A mix of black comedy and scathing tragedy, a forerunner to Fellini’s La dolce vita
Even this film, with its slight hint of noir, proves Fellini to be one of the most lucid and innovative film-makers of the 20th century
Filmed between La strada and Le notti di Cabiria, at first sight Il bidone may seem like an anomaly in the outstanding filmography of Federico Fellini, mostly due to it borrowing certain aspects from film noir (for example, the choice of the great American character actor Broderick Crawford). In reality, the film is another potent demonstration of how the director was one of the most innovative, personal and attentive narrators of the 20th century.
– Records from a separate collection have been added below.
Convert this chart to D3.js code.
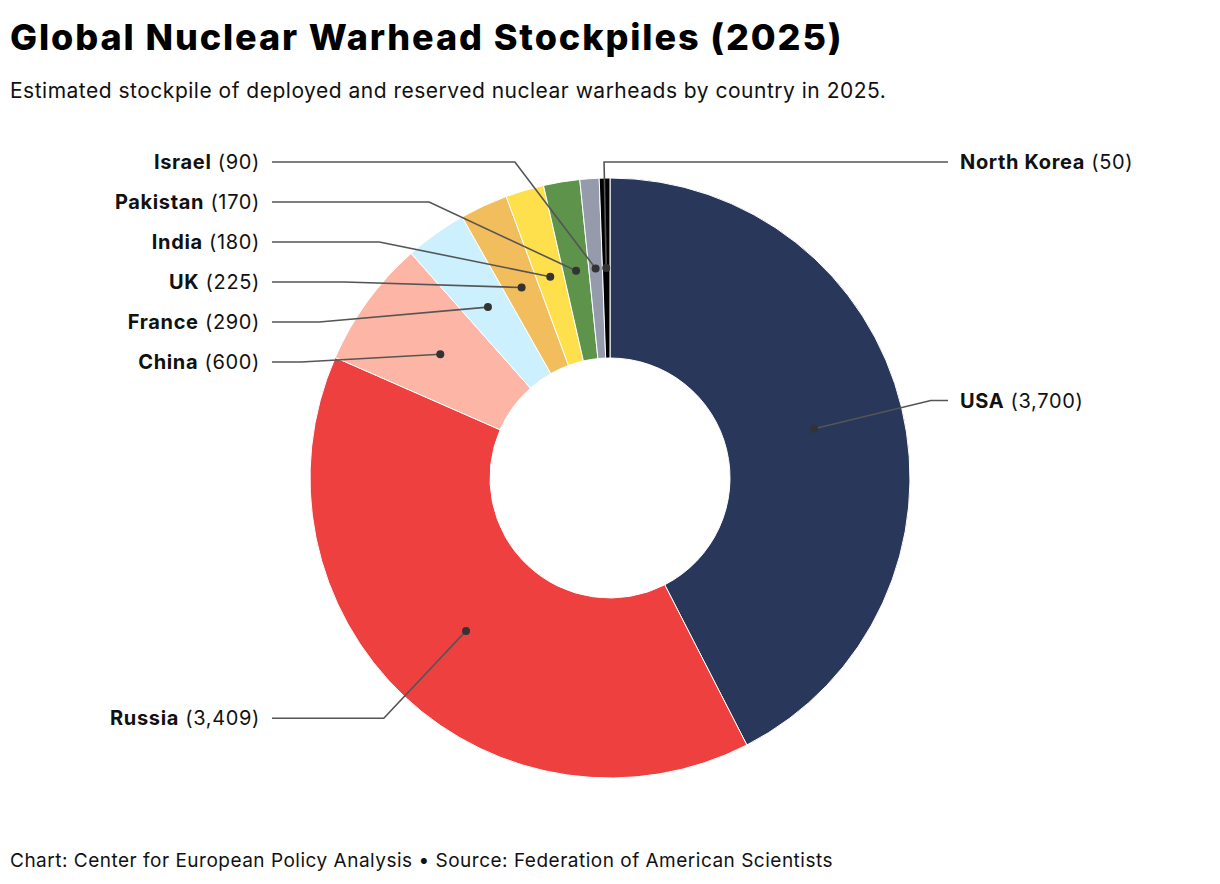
<html>
<head>
<meta charset="utf-8">
<style>
  body { margin: 0; background: #fff; }
  svg text { font-family: Inter, "Noto Sans", sans-serif; fill: #111; }
</style>
<script src="https://cdn.jsdelivr.net/npm/d3@7"></script>
</head>
<body>
<svg width="1220" height="884"></svg>
<script>
// data
var countries = ["USA", "Russia", "China", "France", "UK", "India", "Pakistan", "Israel", "North Korea"];
var warheads  = [3700, 3409, 600, 290, 225, 180, 170, 90, 50];
var colors    = ["#29375a", "#ef4040", "#fdb6a5", "#ccf0fd", "#f2bd5d", "#fde04b", "#5d934b", "#959bab", "#000000"];
var rightSide = ["USA", "North Korea"];

var svg = d3.select("svg");
var cx = 610, cy = 478;
var outerR = 300, innerR = 120;
var labelR = outerR * 1.1;     // where the leader line bends
var gap = 40;                  // vertical space between labels

svg.append("text").attr("x", 10).attr("y", 50)
   .style("font-size", "36px").style("font-weight", 800)
   .style("letter-spacing", "1.9px").style("fill", "#000")
   .text("Global Nuclear Warhead Stockpiles (2025)");

svg.append("text").attr("x", 10).attr("y", 98)
   .style("font-size", "21px").style("letter-spacing", "0.5px")
   .text("Estimated stockpile of deployed and reserved nuclear warheads by country in 2025.");

svg.append("text").attr("x", 10).attr("y", 867)
   .style("font-size", "19px").style("letter-spacing", "0.5px")
   .text("Chart: Center for European Policy Analysis \u2022 Source: Federation of American Scientists");

var data = countries.map(function(c, i){ return {name: c, value: warheads[i], color: colors[i]}; });

var pie = d3.pie().sort(null).value(function(d){ return d.value; });
var arc = d3.arc().innerRadius(innerR).outerRadius(outerR);
var arcs = pie(data);

var g = svg.append("g").attr("transform", "translate(" + cx + "," + cy + ")");

g.selectAll(".slice")
 .data(arcs)
 .enter().append("path")
 .attr("class", "slice")
 .attr("d", arc)
 .attr("fill", function(d){ return d.data.color; })
 .attr("stroke", "#fff")
 .attr("stroke-width", 1);

// label positions: ideal height along the centroid, then pushed apart
arcs.forEach(function(d){
    d.mid = (d.startAngle + d.endAngle) / 2;
    d.right = rightSide.indexOf(d.data.name) >= 0;
    d.ly = -labelR * Math.cos(d.mid);
});
[true, false].forEach(function(side){
    var group = arcs.filter(function(d){ return d.right === side; })
                    .sort(function(a, b){ return a.ly - b.ly; });
    var prev = -Infinity;
    group.forEach(function(d){
        var y = Math.max(d.ly, -outerR - 16, prev + gap);
        d.ly = y;
        prev = y;
    });
});
arcs.forEach(function(d){
    var s = d.right ? 1 : -1;
    var circleX = s * Math.sqrt(Math.max(0, labelR * labelR - d.ly * d.ly));
    var centroidX = labelR * Math.sin(d.mid);
    d.ex = Math.min(circleX, centroidX);
    d.tx = s * (outerR + 38);
    d.c = arc.centroid(d);
});

g.selectAll(".leader")
 .data(arcs)
 .enter().append("polyline")
 .attr("class", "leader")
 .attr("fill", "none")
 .attr("stroke", "#555")
 .attr("stroke-width", 1.6)
 .attr("points", function(d){
     return [d.c, [d.ex, d.ly], [d.tx, d.ly]].map(function(p){ return p.join(","); }).join(" ");
 });

g.selectAll(".dot")
 .data(arcs)
 .enter().append("circle")
 .attr("class", "dot")
 .attr("cx", function(d){ return d.c[0]; })
 .attr("cy", function(d){ return d.c[1]; })
 .attr("r", 4)
 .attr("fill", "#333");

var labels = g.selectAll(".label")
 .data(arcs)
 .enter().append("text")
 .attr("class", "label")
 .attr("x", function(d){ return d.right ? d.tx + 12 : d.tx - 12; })
 .attr("y", function(d){ return d.ly; })
 .attr("dy", "0.36em")
 .attr("text-anchor", function(d){ return d.right ? "start" : "end"; })
 .style("font-size", "20px")
 .style("letter-spacing", "0.65px");

labels.append("tspan").style("font-weight", 700).text(function(d){ return d.data.name; });
labels.append("tspan").text(function(d){ return " (" + d3.format(",")(d.data.value) + ")"; });
</script>
</body>
</html>
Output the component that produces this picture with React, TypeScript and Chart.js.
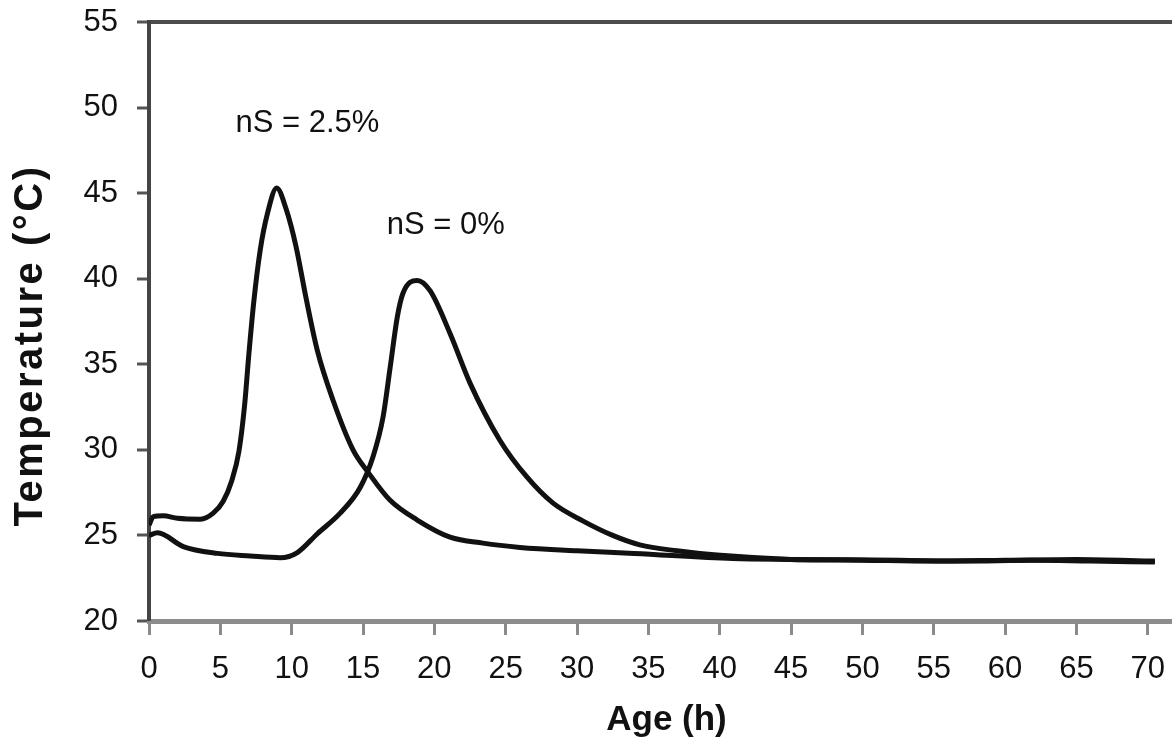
import React, { useEffect, useRef } from "react";
import { Chart, registerables } from "chart.js";

Chart.register(...registerables);

// nS = 2.5% series
const ageNs25 = [0, 0.3, 1, 2, 3.6, 4.5, 5.2, 5.8, 6.3, 6.7, 7.0, 7.35, 7.8, 8.3, 8.95, 9.6, 10.3, 11.0, 11.8, 12.9, 14.3, 15.35, 16.9, 18.8, 21.1, 23.4, 26, 30, 34, 40.9, 45, 52.6, 57, 62, 66, 70.5];
const tempNs25 = [25.6, 26.1, 26.15, 26.0, 25.95, 26.3, 27.0, 28.2, 29.9, 32.6, 35.6, 38.7, 41.7, 43.8, 45.3, 44.1, 41.9, 38.9, 35.8, 32.9, 30.0, 28.7, 27.05, 25.9, 24.9, 24.55, 24.3, 24.1, 23.95, 23.65, 23.6, 23.55, 23.5, 23.55, 23.5, 23.45];

// nS = 0% series
const ageNs0 = [0, 0.6, 2.4, 4.8, 7.1, 9.2, 10.4, 11.8, 13.4, 14.8, 15.7, 16.4, 16.9, 17.4, 17.8, 18.8, 19.7, 21.1, 22.5, 24.6, 26.5, 28.3, 30.4, 32.5, 34.4, 37, 39.8, 45, 50, 55, 60, 65, 70.5];
const tempNs0 = [25.0, 25.15, 24.35, 23.95, 23.8, 23.7, 24.0, 25.1, 26.3, 27.8, 29.6, 31.9, 34.8, 37.75, 39.15, 39.9, 39.3, 36.8, 33.9, 30.55, 28.4, 26.9, 25.85, 25.0, 24.45, 24.1, 23.85, 23.6, 23.55, 23.5, 23.55, 23.6, 23.5];

const xAxisMin = 0;
const xAxisMax = 71.7;
const xStep = 5;
const yAxisMin = 20;
const yAxisMax = 55;
const yStep = 5;

const xTitle = "Age (h)";
const yTitle = "Temperature (°C)";
const labelNs25 = "nS = 2.5%";
const labelNs25Pos = [11.1, 49.1];
const labelNs0 = "nS = 0%";
const labelNs0Pos = [20.8, 43.1];

const FONT = "'Liberation Sans', Arial, Helvetica, sans-serif";

const zeroPad = (s: any) => {
  s.paddingTop = 0;
  s.paddingBottom = 0;
  s.paddingLeft = 0;
  s.paddingRight = 0;
};

const textPlugin = {
  id: "textPlugin",
  afterDraw(chart: any) {
    const { ctx } = chart;
    const xs = chart.scales.x;
    const ys = chart.scales.y;
    ctx.save();
    ctx.fillStyle = "#111";
    ctx.font = `31px ${FONT}`;
    ctx.textAlign = "center";
    ctx.textBaseline = "middle";
    ctx.fillText(labelNs25, xs.getPixelForValue(labelNs25Pos[0]), ys.getPixelForValue(labelNs25Pos[1]));
    ctx.fillText(labelNs0, xs.getPixelForValue(labelNs0Pos[0]), ys.getPixelForValue(labelNs0Pos[1]));

    // x title
    ctx.font = `bold 35px ${FONT}`;
    ctx.textBaseline = "alphabetic";
    ctx.fillText(xTitle, (chart.chartArea.left + chart.chartArea.right) / 2 + 6, 730);

    // y title
    ctx.translate(42, (ys.top + ys.bottom) / 2 + 24);
    ctx.rotate(-Math.PI / 2);
    ctx.font = `bold 40px ${FONT}`;
    try { (ctx as any).letterSpacing = "2.5px"; } catch (e) {}
    ctx.textAlign = "center";
    ctx.fillText(yTitle, 0, 0);
    ctx.restore();
  },
};

export default function App() {
  const ref = useRef<HTMLCanvasElement | null>(null);
  useEffect(() => {
    if (!ref.current) return;
    const chart = new Chart(ref.current, {
      type: "line",
      data: {
        datasets: [
          {
            label: labelNs25,
            data: ageNs25.map((a, i) => ({ x: a, y: tempNs25[i] })),
            borderColor: "#111",
            borderWidth: 5,
            pointRadius: 0,
            fill: false,
            cubicInterpolationMode: "monotone",
          },
          {
            label: labelNs0,
            data: ageNs0.map((a, i) => ({ x: a, y: tempNs0[i] })),
            borderColor: "#111",
            borderWidth: 5,
            pointRadius: 0,
            fill: false,
            cubicInterpolationMode: "monotone",
          },
        ],
      },
      options: {
        responsive: false,
        animation: false,
        devicePixelRatio: 1,
        layout: { padding: { top: 22, right: 0, left: 0, bottom: 0 } },
        plugins: {
          legend: { display: false },
          tooltip: { enabled: false },
        },
        scales: {
          x: {
            type: "linear",
            min: xAxisMin,
            max: xAxisMax,
            afterFit: (s: any) => { s.height = 117; zeroPad(s); },
            ticks: {
              stepSize: xStep,
              includeBounds: false,
              autoSkip: false,
              maxRotation: 0,
              padding: 16,
              color: "#111",
              font: { family: FONT, size: 31 },
            },
            grid: {
              drawOnChartArea: false,
              drawTicks: true,
              tickLength: 14,
              tickColor: "#8a8a8a",
              tickWidth: 3,
            },
            border: { color: "#8c8c8c", width: 5 },
          },
          y: {
            type: "linear",
            min: yAxisMin,
            max: yAxisMax,
            afterFit: (s: any) => { s.width = 149; zeroPad(s); },
            ticks: {
              stepSize: yStep,
              includeBounds: false,
              padding: 19,
              color: "#111",
              font: { family: FONT, size: 31 },
            },
            grid: {
              drawOnChartArea: true,
              drawTicks: true,
              tickLength: 12,
              tickColor: "#555",
              tickWidth: 3,
              color: (c: any) => (c.tick && c.tick.value === yAxisMax ? "#4d4d4d" : "rgba(0,0,0,0)"),
              lineWidth: (c: any) => (c.tick && c.tick.value === yAxisMax ? 4 : 0),
            },
            border: { color: "#444", width: 4 },
          },
        },
      },
      plugins: [textPlugin],
    } as any);
    return () => chart.destroy();
  }, []);
  return (
    <div style={{ position: "fixed", left: 0, top: 0, width: 1172, height: 738, background: "#fff" }}>
      <canvas ref={ref} width={1172} height={738} style={{ width: 1172, height: 738 }} />
    </div>
  );
}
With his inexhaustible clarity, Fellini gives us an incisive slice of his times, depicting the abandoned countryside, the desperation of urban slum-dwellers, the vulgar degradation of the wealthy. In many ways, Il bidone can be considered the film that best foreshadows La dolce vita. As critic Piero Bianchi wrote, in this film Fellini “manages to take in heaven and earth in a single gaze”. A mix of black comedy and scathing tragedy, the genius of the director examines humanity, while refuting easy contrasts between innocent and guilty. Two versions of the film exist: the one premiered at the Venice Film Festival with a running time of 112’, and the shorter 92’ version released for wider distribution.
Augusto is a seasoned con artist who makes a living out of swindling old ladies, naive people and farmers. Hoping to help his daughter out, he targets his old accomplices as the victims of his last con, but it ends badly for him.